Enclosure, Griston West, Co. Limerick

In a field of reclaimed pasture in Co. Limerick, modern agricultural boundaries cut straight through something considerably older.

Two separate field fences intersect this circular earthwork, one crossing from the south and another from the northwest, as though the enclosure simply did not register as an obstacle when the land was being divided up. That indifference is, in its own way, informative. The monument has been absorbed into the working landscape so thoroughly that only a slight rise in the ground and a ring of trees betray its presence.

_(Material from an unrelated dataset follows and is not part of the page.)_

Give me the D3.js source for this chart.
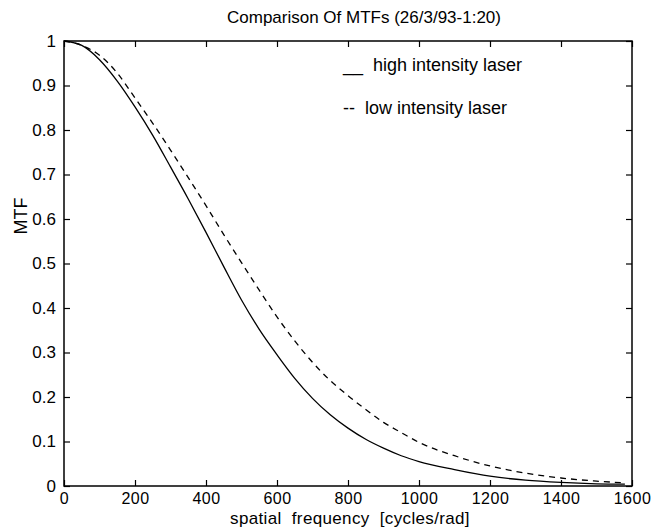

The enclosure at Griston West appears on the Ordnance Survey six-inch map of 1840, marked as a circular form in what was even then farmland near the townland boundary with Ahnagurra. By the time of the 25-inch OSi survey of 1897, it was recorded as a raised, roughly circular area with a diameter of approximately 22 metres, defined by a scarp, the low step or slope of earth that marks the outer edge of a raised platform. Circular enclosures of this kind are among the most common monument types in the Irish countryside. They are generally understood to be the remains of ringforts, the enclosed farmsteads that were the basic unit of rural settlement across Ireland from the early medieval period onward, though some examples are considerably older. Without excavation, the precise date and function of the Griston West enclosure remain uncertain. What the maps confirm is that it was already a legible feature of the landscape in the mid-nineteenth century, and that its form has changed little since.

The site sits roughly 170 metres west of the road that runs along the townland boundary, in private agricultural land, so access would require the landowner's permission. For those with an interest in landscape archaeology, the most practical way to get a sense of the monument's shape is through aerial imagery; the outline is clearly visible on Google Earth orthoimages, where the ring of trees that now grows along the scarp edge defines the circuit with unexpected clarity. On the ground in winter, when surrounding vegetation is low, the slight elevation of the platform and the line of the scarp should be more legible than at other times of year. The intersecting field boundaries are worth noting as you approach, since they illustrate how readily these earthworks are overwritten by later land use, surviving not through protection but through a kind of quiet persistence.